I've just signed the 38 degrees petition to stop the plan to cull thousands of badgers next spring. You can take action here.
According to one journalist (Andrew Arbuckle in The Scotsman newspaper last week) that makes me one of “the millions who now believe badgers are humans with stripy coats”. We are the “anti-cull crowd” who have the nerve to lobby their MPs on an animal welfare issue, who argue on the basis of emotion, not science. Many of us, no doubt, are also guilty of town-dwelling.
Of course it’s always good fun to take a pop at “the animal rights brigade”, and accusing the animal welfare lobby of ignorance is part of the routine. But when it comes to science, who can speak with more authority than Lord Krebs, who oversaw the ten-year trial of randomised badger culling?

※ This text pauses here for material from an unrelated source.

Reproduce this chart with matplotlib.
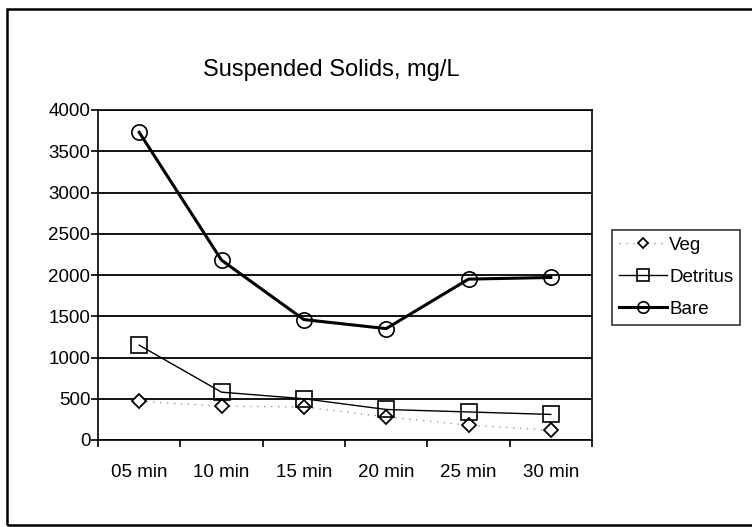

It was Lord Krebs who said on the Radio 4 Today programme that the UK government was “going against the science”. He added that more than half the cases of TB were the result of cattle to cattle transmission, and that disrupting badgers’ territorial systems by shooting would cause an increase in the disease around the edge of the culling areas, not a decrease. More farmers’ livelihoods would be threatened, and he could not understand why the NFU thought culling was a good idea.
Bovine TB is a terrible disease that causes animals to suffer and requires cattle to be slaughtered in their thousands. So any animal welfare group worth its salt would want to find a solution. But culling badgers is simplistic and inhumane. It would be far better to persuade the government to invest in a long-term, science-led approach to bovine TB, to find real solutions, not unscientific political gestures – and to make sure that thousands of wild creatures aren't needlessly slaughtered in the process.
So please, sign the petition to stop the proposals on badger culling.